Charges such as these could result in the reestablishment of sanctions on the country if an international organization, like the UN, decides that the country’s government is responsible for committing genocide. A punishment such as this could result in the decline of the Myanmar’s economy. It is just a year since its past sanctions were released following the actions of de facto leader Aung San Suu Kyi which brought democracy to the nation.

Criticism has not only been aimed at the government as an entity. In some cases, it has been aimed at Suu Kyi herself. A #Nobel Peace Prize winner, she has had little to say on the action taken toward the Rohingya people within her country, telling the media that a “huge iceberg of misinformation” is misconstruing the current situation in Myanmar. Recently, Suu Kyi had told Turkish President, Recep Tayyip Erdogan in a phone call, “we make sure that all the people in our country are entitled to the protection of their rights as well as the right to, not just political, but social and humanitarian defense.”

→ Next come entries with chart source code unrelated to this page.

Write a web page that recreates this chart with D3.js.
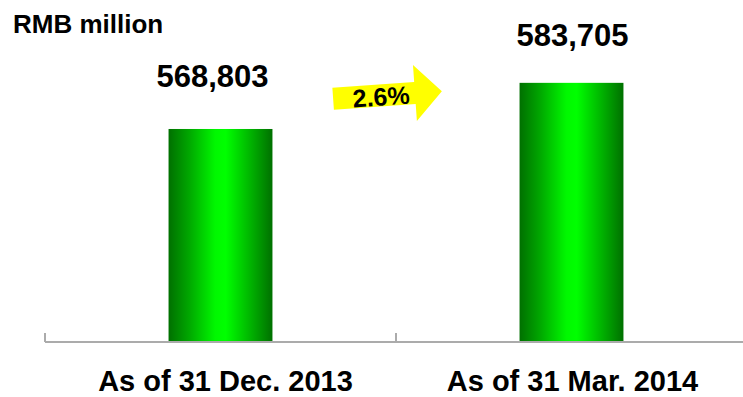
<!DOCTYPE html>
<html>
<head>
<meta charset="utf-8">
<script src="https://cdn.jsdelivr.net/npm/d3@7/dist/d3.min.js"></script>
<style>
  html, body { margin: 0; padding: 0; background: #fff; }
  svg { display: block; }
  text { font-family: "Liberation Sans", Arial, sans-serif; font-weight: bold; fill: #000; }
</style>
</head>
<body>
<svg id="chart" width="743" height="397"></svg>
<script>
// Total assets, RMB million
const categories = ["As of 31 Dec. 2013", "As of 31 Mar. 2014"];
const values = [568803, 583705];
const unitLabel = "RMB million";
const yDomain = [500000, 600000];

const W = 743, H = 397;
const svg = d3.select("#chart");

const x = d3.scaleBand()
  .domain(categories)
  .range([45, 747])
  .paddingInner(0.704)
  .paddingOuter(0.352);

const y = d3.scaleLinear()
  .domain(yDomain)
  .range([342, 32.4]);

// horizontal gradient for the bars: dark edges, bright centre
const defs = svg.append("defs");
const grad = defs.append("linearGradient")
  .attr("id", "barGrad")
  .attr("x1", "0%").attr("x2", "100%").attr("y1", "0%").attr("y2", "0%");
[[0, "#007000"], [0.2, "#00a800"], [0.45, "#00f800"], [0.55, "#00ff00"], [0.8, "#00b000"], [1, "#007000"]]
  .forEach(([o, c]) => grad.append("stop").attr("offset", o).attr("stop-color", c));

// bars
svg.selectAll("rect.bar")
  .data(values)
  .join("rect")
  .attr("class", "bar")
  .attr("x", (d, i) => x(categories[i]))
  .attr("width", x.bandwidth())
  .attr("y", d => y(d))
  .attr("height", d => y(yDomain[0]) - y(d))
  .attr("fill", "url(#barGrad)");

// category axis: baseline with separators between categories
const axis = svg.append("g").attr("transform", `translate(0,${y(yDomain[0])})`);
axis.append("line")
  .attr("x1", 45).attr("x2", W)
  .attr("stroke", "#ababab").attr("stroke-width", 2);
const step = x.step();
const edges = [45, 45 + step];
axis.selectAll("line.tick")
  .data(edges)
  .join("line")
  .attr("class", "tick")
  .attr("x1", d => d).attr("x2", d => d)
  .attr("y1", -9).attr("y2", 0)
  .attr("stroke", "#ababab").attr("stroke-width", 2);

// category labels
const catDx = [5, 1];
svg.selectAll("text.cat")
  .data(categories)
  .join("text")
  .attr("class", "cat")
  .attr("x", (d, i) => x(d) + x.bandwidth() / 2 + catDx[i])
  .attr("y", 390.5)
  .attr("text-anchor", "middle")
  .style("font-size", "29px")
  .text(d => d);

// value labels
const fmt = d3.format(",");
const valDx = [-8, 1];
const valDy = [42, 36.5];
svg.selectAll("text.val")
  .data(values)
  .join("text")
  .attr("class", "val")
  .attr("x", (d, i) => x(categories[i]) + x.bandwidth() / 2 + valDx[i])
  .attr("y", (d, i) => y(d) - valDy[i])
  .attr("text-anchor", "middle")
  .style("font-size", "31px")
  .text(d => fmt(d));

// unit label
svg.append("text")
  .attr("x", 13).attr("y", 33)
  .style("font-size", "26px")
  .text(unitLabel);

// growth arrow
const growth = (values[1] - values[0]) / values[0];
const arrow = svg.append("g").attr("transform", "translate(387,95) rotate(-4)");
arrow.append("path")
  .attr("d", "M-54,-11 L28,-11 L28,-28 L55,0 L28,28 L28,11 L-54,11 Z")
  .attr("fill", "#ffff00");
arrow.append("text")
  .attr("x", -6).attr("y", 10)
  .attr("text-anchor", "middle")
  .style("font-size", "25px")
  .text(d3.format(".1%")(growth));
</script>
</body>
</html>
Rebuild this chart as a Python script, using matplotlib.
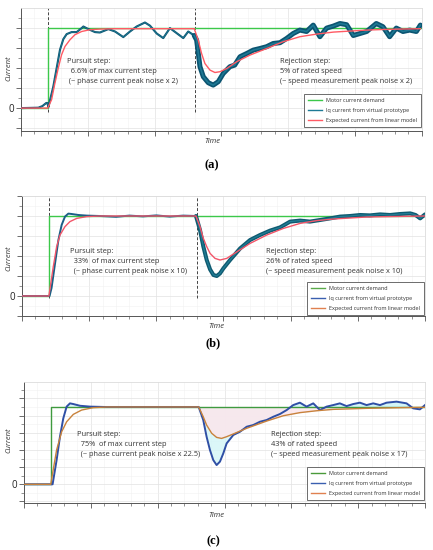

This statement is supposedly a direct quotation from the conversation with Myanmar leader, according to Al Jazeera. Her statements have not protected her from the onslaught of criticism, including statements from fellow Nobel Peace Prize winners like Malala, saying she is “waiting” for Suu Kyi to “condemn” the treatment of the Rohingya people.

Creation of a global community against the genocide

The President of Bangladesh has called upon the “international community to come forward with their help,” regarding the hundreds of thousands of refugees.

In the face of such conflict, it is difficult as an individual to understand what role to take when not directly involved. However, simply staying informed and attempting to inform others results in a community that may speak in opposition to the unfair treatment of the Rohingya or any other group in need of aid. If one cannot influence the outcome of a situation directly, they most certainly can influence the situation indirectly through their power to influence those who surround them.